**Extracted material**
———
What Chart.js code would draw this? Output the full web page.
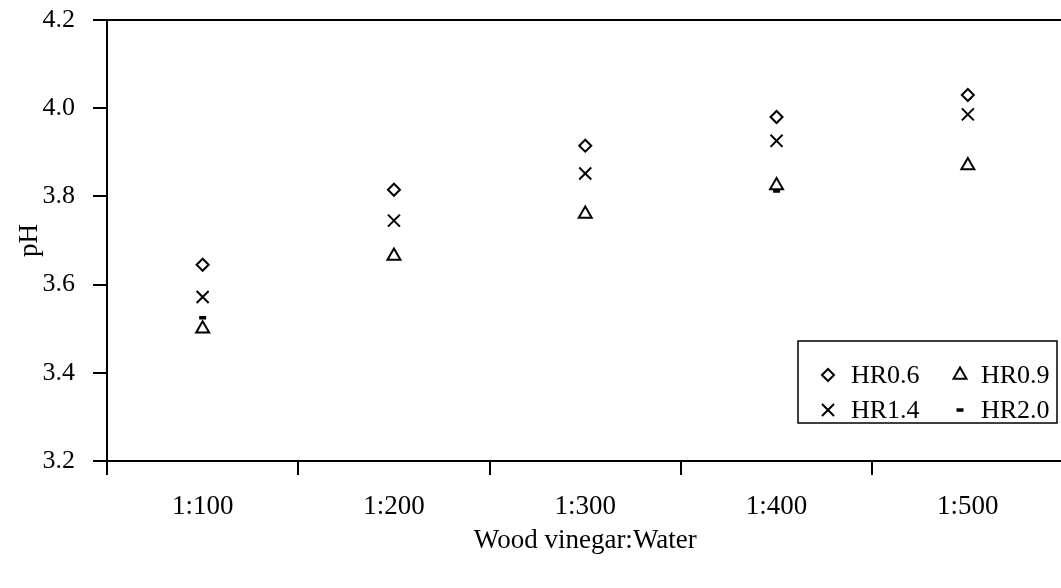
<!DOCTYPE html>
<html>
<head>
<meta charset="utf-8">
<script src="https://cdn.jsdelivr.net/npm/chart.js@4/dist/chart.umd.min.js"></script>
<style>
  html, body { margin: 0; padding: 0; background: #fff; overflow: hidden; }
  #wrap { position: relative; width: 1074px; height: 588px; }
</style>
</head>
<body>
<div id="wrap"><canvas id="c"></canvas></div>
<script>
const categories = ['1:100', '1:200', '1:300', '1:400', '1:500'];
const hr06 = [3.645, 3.815, 3.915, 3.980, 4.030];
const hr09 = [3.500, 3.665, 3.760, 3.825, 3.870];
const hr14 = [3.572, 3.745, 3.852, 3.926, 3.986];
const hr20 = [3.525, 3.660, 3.755, 3.812, 3.864];
const yTicks = [3.2, 3.4, 3.6, 3.8, 4.0, 4.2];

const FONT = 'Liberation Serif, Times New Roman, serif';

const legendPlugin = {
  id: 'boxLegend',
  afterDraw(chart) {
    const ctx = chart.ctx;
    ctx.save();
    ctx.strokeStyle = '#000';
    ctx.lineWidth = 1.5;
    ctx.strokeRect(798, 341, 259, 82);
    const pos = [
      {ds: 0, mx: 828, tx: 851, y: 375},
      {ds: 1, mx: 960, tx: 981, y: 375},
      {ds: 2, mx: 828, tx: 851, y: 410},
      {ds: 3, mx: 960, tx: 981, y: 410}
    ];
    ctx.font = '26px ' + FONT;
    ctx.fillStyle = '#000';
    ctx.textBaseline = 'middle';
    ctx.textAlign = 'left';
    pos.forEach(p => {
      const d = chart.data.datasets[p.ds];
      const opts = {
        pointStyle: d.pointStyle, radius: d.pointRadius, rotation: 0,
        borderWidth: d.pointBorderWidth
      };
      ctx.save();
      ctx.strokeStyle = '#000';
      ctx.fillStyle = '#fff';
      ctx.lineWidth = d.pointBorderWidth;
      Chart.helpers.drawPoint(ctx, opts, p.mx, p.y);
      ctx.restore();
      ctx.fillText(d.label, p.tx, p.y + 1);
    });
    ctx.restore();
  }
};

function ds(label, data, style, radius, bw) {
  return {
    label, data, showLine: false,
    pointStyle: style, pointRadius: radius, pointHoverRadius: radius,
    pointBorderWidth: bw, pointBorderColor: '#000', pointBackgroundColor: '#fff',
    borderColor: '#000', backgroundColor: '#fff'
  };
}

new Chart(document.getElementById('c'), {
  type: 'line',
  data: {
    labels: categories,
    datasets: [
      ds('HR0.6', hr06, 'rectRot', 6, 2),
      ds('HR0.9', hr09, 'triangle', 7.5, 2),
      ds('HR1.4', hr14, 'crossRot', 8.5, 2),
      ds('HR2.0', hr20, 'line', 3.5, 3.5)
    ]
  },
  options: {
    responsive: true,
    maintainAspectRatio: false,
    animation: false,
    events: [],
    layout: { padding: { left: 0, right: 0, top: 20, bottom: 0 } },
    plugins: { legend: { display: false }, tooltip: { enabled: false } },
    scales: {
      x: {
        type: 'category',
        offset: true,
        grid: { offset: true, drawOnChartArea: false, drawTicks: true, tickLength: 14, tickColor: '#000', tickWidth: 2, lineWidth: 2, color: '#000' },
        border: { display: true, color: '#000', width: 2 },
        ticks: { color: '#000', font: { family: FONT, size: 27 }, padding: 16, maxRotation: 0 },
        title: { display: true, text: 'Wood vinegar:Water', color: '#000', font: { family: FONT, size: 27 }, padding: { top: 0, bottom: 31 } },
        afterFit(s) { s.height = 127; s.paddingLeft = 0; s.paddingRight = 0; }
      },
      y: {
        min: 3.2, max: 4.2,
        afterBuildTicks(s) { s.ticks = yTicks.map(v => ({ value: v })); },
        grid: {
          drawOnChartArea: true, drawTicks: true, tickLength: 14, tickColor: '#000', tickWidth: 2,
          color: c => (c.tick && Math.abs(c.tick.value - 4.2) < 1e-6) ? '#000' : 'rgba(0,0,0,0)',
          lineWidth: 2
        },
        border: { display: true, color: '#000', width: 2 },
        ticks: { color: '#000', font: { family: FONT, size: 26 }, padding: 18, callback: v => Number(v).toFixed(1) },
        title: { display: true, text: 'pH', color: '#000', font: { family: FONT, size: 27 }, padding: { top: 14, bottom: 0 } },
        afterFit(s) { s.width = 107; s.paddingTop = 0; s.paddingBottom = 0; }
      }
    }
  },
  plugins: [legendPlugin]
});
</script>
</body>
</html>
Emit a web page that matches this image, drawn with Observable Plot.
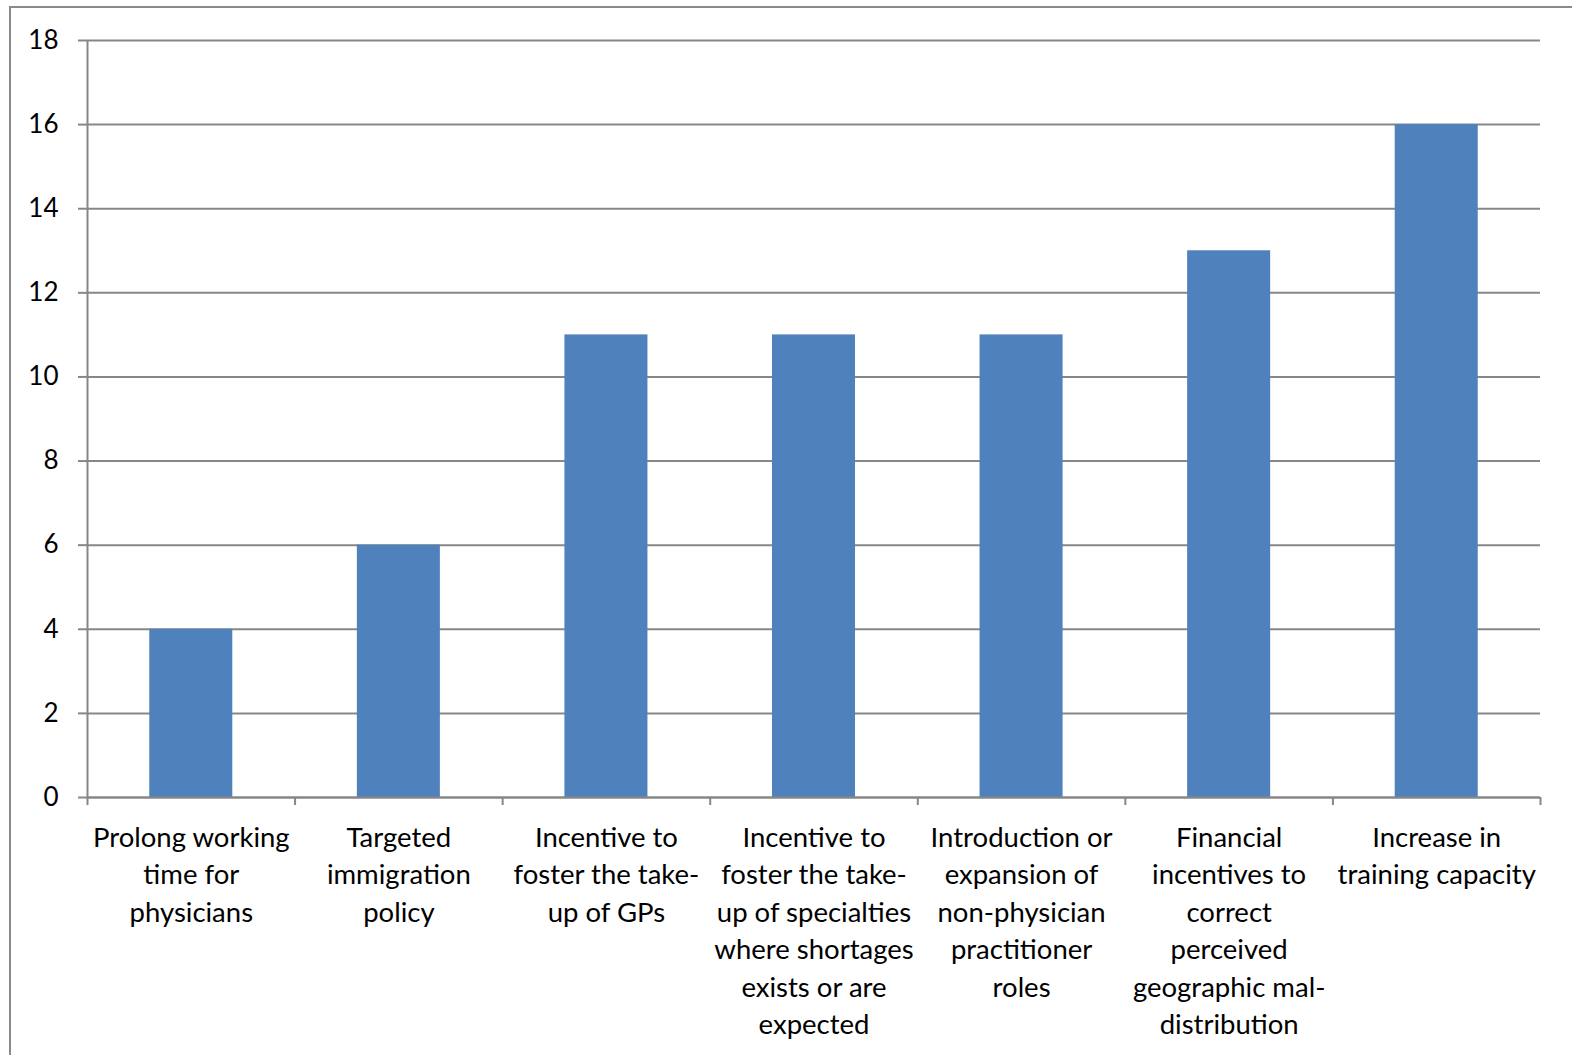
<!DOCTYPE html>
<html>
<head>
<meta charset="utf-8">
<script src="https://cdn.jsdelivr.net/npm/d3@7"></script>
<script src="https://cdn.jsdelivr.net/npm/@observablehq/plot@0.6"></script>
<style>
  html, body { margin: 0; padding: 0; background: #fff; overflow: hidden; }
  #wrap { position: relative; width: 1572px; height: 1055px; }
  #border { position: absolute; left: 9px; top: 6px; width: 1700px; height: 1200px;
            border-left: 2px solid #8a8a8a; border-top: 2px solid #8a8a8a; pointer-events: none; }
  #chart { position: absolute; left: 0; top: 0; }
  #chart svg { font-family: Lato, "Open Sans", sans-serif; }
</style>
</head>
<body>
<div id="wrap">
  <div id="chart"></div>
  <div id="border"></div>
</div>
<script>
// Policy measures (multi-line labels) and number of countries reporting each
const categories = [
  "Prolong working\ntime for\nphysicians",
  "Targeted\nimmigration\npolicy",
  "Incentive to\nfoster the take-\nup of GPs",
  "Incentive to\nfoster the take-\nup of specialties\nwhere shortages\nexists or are\nexpected",
  "Introduction or\nexpansion of\nnon-physician\npractitioner\nroles",
  "Financial\nincentives to\ncorrect\nperceived\ngeographic mal-\ndistribution",
  "Increase in\ntraining capacity"
];
const values = [4, 6, 11, 11, 11, 13, 16];
const yTicks = [0, 2, 4, 6, 8, 10, 12, 14, 16, 18];

const data = categories.map((c, i) => ({label: c, index: i, value: values[i]}));
const gridColor = "#878787";

const chart = Plot.plot({
  width: 1572,
  height: 1055,
  marginLeft: 87,
  marginRight: 32,
  marginTop: 40,
  marginBottom: 258,
  style: {fontSize: "26px", color: "#000", background: "transparent"},
  x: {type: "linear", domain: [0, categories.length]},
  y: {domain: [0, 18]},
  marks: [
    Plot.gridY(yTicks, {stroke: gridColor, strokeOpacity: 1, strokeWidth: 2}),
    // category bars, centered in each slot
    Plot.rectY(data, {
      x1: d => d.index + 0.3,
      x2: d => d.index + 0.7,
      y: "value",
      fill: "#4F81BD"
    }),
    // y axis with outward ticks
    Plot.axisY(yTicks, {
      tickSize: 9, tickPadding: 20, stroke: gridColor, strokeWidth: 2,
      fill: "#000", fontSize: 26, label: null
    }),
    Plot.ruleX([0], {stroke: gridColor, strokeWidth: 2}),
    Plot.ruleY([0], {stroke: gridColor, strokeWidth: 2}),
    // boundary ticks between categories
    Plot.axisX(d3.range(0, categories.length + 1), {
      tickSize: 8, stroke: gridColor, strokeWidth: 2,
      tickFormat: () => "", label: null
    }),
    // category labels
    Plot.text(data, {
      x: d => d.index + 0.5,
      y: 0,
      text: "label",
      lineAnchor: "top",
      lineHeight: 1.36,
      dy: 23,
      fontSize: 27.5,
      fill: "#000"
    })
  ]
});
document.getElementById("chart").appendChild(chart);
</script>
</body>
</html>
———
**Given problem**
Without the pictures, repeat all the records word for word.

**Full solution**
What Chart.js code would draw this? Output the full web page.
<!DOCTYPE html>
<html>
<head>
<meta charset="utf-8">
<script src="https://cdn.jsdelivr.net/npm/chart.js@4/dist/chart.umd.min.js"></script>
<style>
  html, body { margin: 0; padding: 0; background: #fff; overflow: hidden; }
  #wrap { position: relative; width: 1074px; height: 588px; }
</style>
</head>
<body>
<div id="wrap"><canvas id="c"></canvas></div>
<script>
const categories = ['1:100', '1:200', '1:300', '1:400', '1:500'];
const hr06 = [3.645, 3.815, 3.915, 3.980, 4.030];
const hr09 = [3.500, 3.665, 3.760, 3.825, 3.870];
const hr14 = [3.572, 3.745, 3.852, 3.926, 3.986];
const hr20 = [3.525, 3.660, 3.755, 3.812, 3.864];
const yTicks = [3.2, 3.4, 3.6, 3.8, 4.0, 4.2];

const FONT = 'Liberation Serif, Times New Roman, serif';

const legendPlugin = {
  id: 'boxLegend',
  afterDraw(chart) {
    const ctx = chart.ctx;
    ctx.save();
    ctx.strokeStyle = '#000';
    ctx.lineWidth = 1.5;
    ctx.strokeRect(798, 341, 259, 82);
    const pos = [
      {ds: 0, mx: 828, tx: 851, y: 375},
      {ds: 1, mx: 960, tx: 981, y: 375},
      {ds: 2, mx: 828, tx: 851, y: 410},
      {ds: 3, mx: 960, tx: 981, y: 410}
    ];
    ctx.font = '26px ' + FONT;
    ctx.fillStyle = '#000';
    ctx.textBaseline = 'middle';
    ctx.textAlign = 'left';
    pos.forEach(p => {
      const d = chart.data.datasets[p.ds];
      const opts = {
        pointStyle: d.pointStyle, radius: d.pointRadius, rotation: 0,
        borderWidth: d.pointBorderWidth
      };
      ctx.save();
      ctx.strokeStyle = '#000';
      ctx.fillStyle = '#fff';
      ctx.lineWidth = d.pointBorderWidth;
      Chart.helpers.drawPoint(ctx, opts, p.mx, p.y);
      ctx.restore();
      ctx.fillText(d.label, p.tx, p.y + 1);
    });
    ctx.restore();
  }
};

function ds(label, data, style, radius, bw) {
  return {
    label, data, showLine: false,
    pointStyle: style, pointRadius: radius, pointHoverRadius: radius,
    pointBorderWidth: bw, pointBorderColor: '#000', pointBackgroundColor: '#fff',
    borderColor: '#000', backgroundColor: '#fff'
  };
}

new Chart(document.getElementById('c'), {
  type: 'line',
  data: {
    labels: categories,
    datasets: [
      ds('HR0.6', hr06, 'rectRot', 6, 2),
      ds('HR0.9', hr09, 'triangle', 7.5, 2),
      ds('HR1.4', hr14, 'crossRot', 8.5, 2),
      ds('HR2.0', hr20, 'line', 3.5, 3.5)
    ]
  },
  options: {
    responsive: true,
    maintainAspectRatio: false,
    animation: false,
    events: [],
    layout: { padding: { left: 0, right: 0, top: 20, bottom: 0 } },
    plugins: { legend: { display: false }, tooltip: { enabled: false } },
    scales: {
      x: {
        type: 'category',
        offset: true,
        grid: { offset: true, drawOnChartArea: false, drawTicks: true, tickLength: 14, tickColor: '#000', tickWidth: 2, lineWidth: 2, color: '#000' },
        border: { display: true, color: '#000', width: 2 },
        ticks: { color: '#000', font: { family: FONT, size: 27 }, padding: 16, maxRotation: 0 },
        title: { display: true, text: 'Wood vinegar:Water', color: '#000', font: { family: FONT, size: 27 }, padding: { top: 0, bottom: 31 } },
        afterFit(s) { s.height = 127; s.paddingLeft = 0; s.paddingRight = 0; }
      },
      y: {
        min: 3.2, max: 4.2,
        afterBuildTicks(s) { s.ticks = yTicks.map(v => ({ value: v })); },
        grid: {
          drawOnChartArea: true, drawTicks: true, tickLength: 14, tickColor: '#000', tickWidth: 2,
          color: c => (c.tick && Math.abs(c.tick.value - 4.2) < 1e-6) ? '#000' : 'rgba(0,0,0,0)',
          lineWidth: 2
        },
        border: { display: true, color: '#000', width: 2 },
        ticks: { color: '#000', font: { family: FONT, size: 26 }, padding: 18, callback: v => Number(v).toFixed(1) },
        title: { display: true, text: 'pH', color: '#000', font: { family: FONT, size: 27 }, padding: { top: 14, bottom: 0 } },
        afterFit(s) { s.width = 107; s.paddingTop = 0; s.paddingBottom = 0; }
      }
    }
  },
  plugins: [legendPlugin]
});
</script>
</body>
</html>
Emit a web page that matches this image, drawn with Observable Plot.
<!DOCTYPE html>
<html>
<head>
<meta charset="utf-8">
<script src="https://cdn.jsdelivr.net/npm/d3@7"></script>
<script src="https://cdn.jsdelivr.net/npm/@observablehq/plot@0.6"></script>
<style>
  html, body { margin: 0; padding: 0; background: #fff; overflow: hidden; }
  #wrap { position: relative; width: 1572px; height: 1055px; }
  #border { position: absolute; left: 9px; top: 6px; width: 1700px; height: 1200px;
            border-left: 2px solid #8a8a8a; border-top: 2px solid #8a8a8a; pointer-events: none; }
  #chart { position: absolute; left: 0; top: 0; }
  #chart svg { font-family: Lato, "Open Sans", sans-serif; }
</style>
</head>
<body>
<div id="wrap">
  <div id="chart"></div>
  <div id="border"></div>
</div>
<script>
// Policy measures (multi-line labels) and number of countries reporting each
const categories = [
  "Prolong working\ntime for\nphysicians",
  "Targeted\nimmigration\npolicy",
  "Incentive to\nfoster the take-\nup of GPs",
  "Incentive to\nfoster the take-\nup of specialties\nwhere shortages\nexists or are\nexpected",
  "Introduction or\nexpansion of\nnon-physician\npractitioner\nroles",
  "Financial\nincentives to\ncorrect\nperceived\ngeographic mal-\ndistribution",
  "Increase in\ntraining capacity"
];
const values = [4, 6, 11, 11, 11, 13, 16];
const yTicks = [0, 2, 4, 6, 8, 10, 12, 14, 16, 18];

const data = categories.map((c, i) => ({label: c, index: i, value: values[i]}));
const gridColor = "#878787";

const chart = Plot.plot({
  width: 1572,
  height: 1055,
  marginLeft: 87,
  marginRight: 32,
  marginTop: 40,
  marginBottom: 258,
  style: {fontSize: "26px", color: "#000", background: "transparent"},
  x: {type: "linear", domain: [0, categories.length]},
  y: {domain: [0, 18]},
  marks: [
    Plot.gridY(yTicks, {stroke: gridColor, strokeOpacity: 1, strokeWidth: 2}),
    // category bars, centered in each slot
    Plot.rectY(data, {
      x1: d => d.index + 0.3,
      x2: d => d.index + 0.7,
      y: "value",
      fill: "#4F81BD"
    }),
    // y axis with outward ticks
    Plot.axisY(yTicks, {
      tickSize: 9, tickPadding: 20, stroke: gridColor, strokeWidth: 2,
      fill: "#000", fontSize: 26, label: null
    }),
    Plot.ruleX([0], {stroke: gridColor, strokeWidth: 2}),
    Plot.ruleY([0], {stroke: gridColor, strokeWidth: 2}),
    // boundary ticks between categories
    Plot.axisX(d3.range(0, categories.length + 1), {
      tickSize: 8, stroke: gridColor, strokeWidth: 2,
      tickFormat: () => "", label: null
    }),
    // category labels
    Plot.text(data, {
      x: d => d.index + 0.5,
      y: 0,
      text: "label",
      lineAnchor: "top",
      lineHeight: 1.36,
      dy: 23,
      fontSize: 27.5,
      fill: "#000"
    })
  ]
});
document.getElementById("chart").appendChild(chart);
</script>
</body>
</html>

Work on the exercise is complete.